--- Data section ---

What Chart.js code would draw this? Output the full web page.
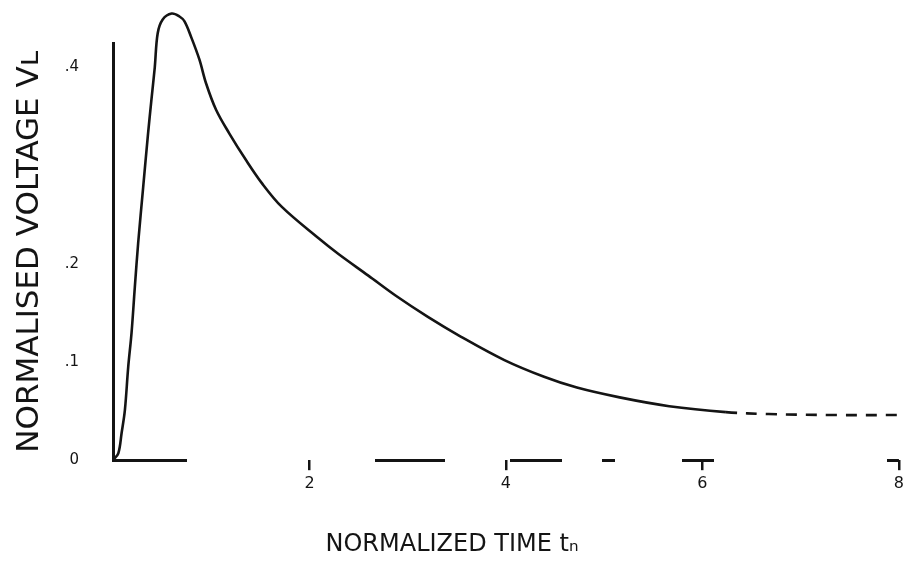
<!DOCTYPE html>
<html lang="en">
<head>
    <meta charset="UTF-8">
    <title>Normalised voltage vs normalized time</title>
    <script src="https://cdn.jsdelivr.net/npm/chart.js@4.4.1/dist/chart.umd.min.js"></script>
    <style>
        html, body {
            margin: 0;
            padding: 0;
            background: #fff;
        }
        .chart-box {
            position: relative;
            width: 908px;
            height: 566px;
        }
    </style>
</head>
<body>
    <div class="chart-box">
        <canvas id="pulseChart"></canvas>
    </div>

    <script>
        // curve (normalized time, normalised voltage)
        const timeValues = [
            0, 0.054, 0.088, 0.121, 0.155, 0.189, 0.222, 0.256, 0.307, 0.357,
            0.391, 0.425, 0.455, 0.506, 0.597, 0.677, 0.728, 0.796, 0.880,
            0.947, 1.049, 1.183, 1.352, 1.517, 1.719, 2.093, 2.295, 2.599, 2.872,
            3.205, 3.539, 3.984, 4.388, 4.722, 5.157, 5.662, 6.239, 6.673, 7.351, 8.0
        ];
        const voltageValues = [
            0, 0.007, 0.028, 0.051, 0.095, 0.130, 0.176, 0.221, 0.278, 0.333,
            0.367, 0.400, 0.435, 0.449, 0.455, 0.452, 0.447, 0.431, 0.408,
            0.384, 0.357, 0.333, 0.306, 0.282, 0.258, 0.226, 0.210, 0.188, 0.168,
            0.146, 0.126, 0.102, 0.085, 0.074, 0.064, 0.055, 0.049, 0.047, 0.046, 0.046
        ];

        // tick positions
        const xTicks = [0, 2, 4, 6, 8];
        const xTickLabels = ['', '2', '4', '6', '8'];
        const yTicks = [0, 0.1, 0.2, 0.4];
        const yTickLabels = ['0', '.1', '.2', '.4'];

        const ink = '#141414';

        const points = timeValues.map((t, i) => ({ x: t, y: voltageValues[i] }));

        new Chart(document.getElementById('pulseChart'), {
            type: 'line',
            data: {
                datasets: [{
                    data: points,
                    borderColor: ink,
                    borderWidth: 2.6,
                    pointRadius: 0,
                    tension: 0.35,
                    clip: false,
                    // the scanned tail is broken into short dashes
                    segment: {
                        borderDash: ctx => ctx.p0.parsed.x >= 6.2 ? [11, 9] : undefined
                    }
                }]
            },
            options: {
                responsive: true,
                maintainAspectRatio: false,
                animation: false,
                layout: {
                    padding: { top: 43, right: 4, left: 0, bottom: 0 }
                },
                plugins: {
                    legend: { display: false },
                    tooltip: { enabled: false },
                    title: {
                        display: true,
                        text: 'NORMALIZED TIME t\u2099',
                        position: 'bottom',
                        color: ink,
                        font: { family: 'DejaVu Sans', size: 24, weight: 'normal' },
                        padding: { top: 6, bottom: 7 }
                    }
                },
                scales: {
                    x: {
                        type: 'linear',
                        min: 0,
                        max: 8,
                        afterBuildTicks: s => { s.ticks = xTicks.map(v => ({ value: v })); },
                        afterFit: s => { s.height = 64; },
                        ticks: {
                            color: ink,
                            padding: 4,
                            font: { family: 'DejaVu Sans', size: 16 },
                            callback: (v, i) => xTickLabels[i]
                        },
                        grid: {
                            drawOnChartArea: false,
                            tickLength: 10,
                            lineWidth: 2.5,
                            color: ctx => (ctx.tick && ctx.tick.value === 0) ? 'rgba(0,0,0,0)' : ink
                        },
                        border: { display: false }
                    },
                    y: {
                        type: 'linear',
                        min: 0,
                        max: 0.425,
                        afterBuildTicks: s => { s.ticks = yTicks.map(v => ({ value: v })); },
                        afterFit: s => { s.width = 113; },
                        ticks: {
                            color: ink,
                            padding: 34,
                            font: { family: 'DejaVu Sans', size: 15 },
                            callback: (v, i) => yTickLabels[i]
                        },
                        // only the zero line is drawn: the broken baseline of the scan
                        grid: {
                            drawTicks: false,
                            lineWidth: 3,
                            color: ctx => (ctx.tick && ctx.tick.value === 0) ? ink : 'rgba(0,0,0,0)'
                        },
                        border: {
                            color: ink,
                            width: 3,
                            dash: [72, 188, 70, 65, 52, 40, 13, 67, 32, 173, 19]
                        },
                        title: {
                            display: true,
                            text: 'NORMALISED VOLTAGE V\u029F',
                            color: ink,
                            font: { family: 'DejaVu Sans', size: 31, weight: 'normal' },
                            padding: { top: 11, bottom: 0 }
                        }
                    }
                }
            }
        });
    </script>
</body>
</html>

---

• **What you are asked to do**
Please write out all the data again word for word, but not the pictures.

• **Written answer**
What Chart.js code would draw this? Output the full web page.
<!DOCTYPE html>
<html lang="en">
<head>
    <meta charset="UTF-8">
    <title>Normalised voltage vs normalized time</title>
    <script src="https://cdn.jsdelivr.net/npm/chart.js@4.4.1/dist/chart.umd.min.js"></script>
    <style>
        html, body {
            margin: 0;
            padding: 0;
            background: #fff;
        }
        .chart-box {
            position: relative;
            width: 908px;
            height: 566px;
        }
    </style>
</head>
<body>
    <div class="chart-box">
        <canvas id="pulseChart"></canvas>
    </div>

    <script>
        // curve (normalized time, normalised voltage)
        const timeValues = [
            0, 0.054, 0.088, 0.121, 0.155, 0.189, 0.222, 0.256, 0.307, 0.357,
            0.391, 0.425, 0.455, 0.506, 0.597, 0.677, 0.728, 0.796, 0.880,
            0.947, 1.049, 1.183, 1.352, 1.517, 1.719, 2.093, 2.295, 2.599, 2.872,
            3.205, 3.539, 3.984, 4.388, 4.722, 5.157, 5.662, 6.239, 6.673, 7.351, 8.0
        ];
        const voltageValues = [
            0, 0.007, 0.028, 0.051, 0.095, 0.130, 0.176, 0.221, 0.278, 0.333,
            0.367, 0.400, 0.435, 0.449, 0.455, 0.452, 0.447, 0.431, 0.408,
            0.384, 0.357, 0.333, 0.306, 0.282, 0.258, 0.226, 0.210, 0.188, 0.168,
            0.146, 0.126, 0.102, 0.085, 0.074, 0.064, 0.055, 0.049, 0.047, 0.046, 0.046
        ];

        // tick positions
        const xTicks = [0, 2, 4, 6, 8];
        const xTickLabels = ['', '2', '4', '6', '8'];
        const yTicks = [0, 0.1, 0.2, 0.4];
        const yTickLabels = ['0', '.1', '.2', '.4'];

        const ink = '#141414';

        const points = timeValues.map((t, i) => ({ x: t, y: voltageValues[i] }));

        new Chart(document.getElementById('pulseChart'), {
            type: 'line',
            data: {
                datasets: [{
                    data: points,
                    borderColor: ink,
                    borderWidth: 2.6,
                    pointRadius: 0,
                    tension: 0.35,
                    clip: false,
                    // the scanned tail is broken into short dashes
                    segment: {
                        borderDash: ctx => ctx.p0.parsed.x >= 6.2 ? [11, 9] : undefined
                    }
                }]
            },
            options: {
                responsive: true,
                maintainAspectRatio: false,
                animation: false,
                layout: {
                    padding: { top: 43, right: 4, left: 0, bottom: 0 }
                },
                plugins: {
                    legend: { display: false },
                    tooltip: { enabled: false },
                    title: {
                        display: true,
                        text: 'NORMALIZED TIME t\u2099',
                        position: 'bottom',
                        color: ink,
                        font: { family: 'DejaVu Sans', size: 24, weight: 'normal' },
                        padding: { top: 6, bottom: 7 }
                    }
                },
                scales: {
                    x: {
                        type: 'linear',
                        min: 0,
                        max: 8,
                        afterBuildTicks: s => { s.ticks = xTicks.map(v => ({ value: v })); },
                        afterFit: s => { s.height = 64; },
                        ticks: {
                            color: ink,
                            padding: 4,
                            font: { family: 'DejaVu Sans', size: 16 },
                            callback: (v, i) => xTickLabels[i]
                        },
                        grid: {
                            drawOnChartArea: false,
                            tickLength: 10,
                            lineWidth: 2.5,
                            color: ctx => (ctx.tick && ctx.tick.value === 0) ? 'rgba(0,0,0,0)' : ink
                        },
                        border: { display: false }
                    },
                    y: {
                        type: 'linear',
                        min: 0,
                        max: 0.425,
                        afterBuildTicks: s => { s.ticks = yTicks.map(v => ({ value: v })); },
                        afterFit: s => { s.width = 113; },
                        ticks: {
                            color: ink,
                            padding: 34,
                            font: { family: 'DejaVu Sans', size: 15 },
                            callback: (v, i) => yTickLabels[i]
                        },
                        // only the zero line is drawn: the broken baseline of the scan
                        grid: {
                            drawTicks: false,
                            lineWidth: 3,
                            color: ctx => (ctx.tick && ctx.tick.value === 0) ? ink : 'rgba(0,0,0,0)'
                        },
                        border: {
                            color: ink,
                            width: 3,
                            dash: [72, 188, 70, 65, 52, 40, 13, 67, 32, 173, 19]
                        },
                        title: {
                            display: true,
                            text: 'NORMALISED VOLTAGE V\u029F',
                            color: ink,
                            font: { family: 'DejaVu Sans', size: 31, weight: 'normal' },
                            padding: { top: 11, bottom: 0 }
                        }
                    }
                }
            }
        });
    </script>
</body>
</html>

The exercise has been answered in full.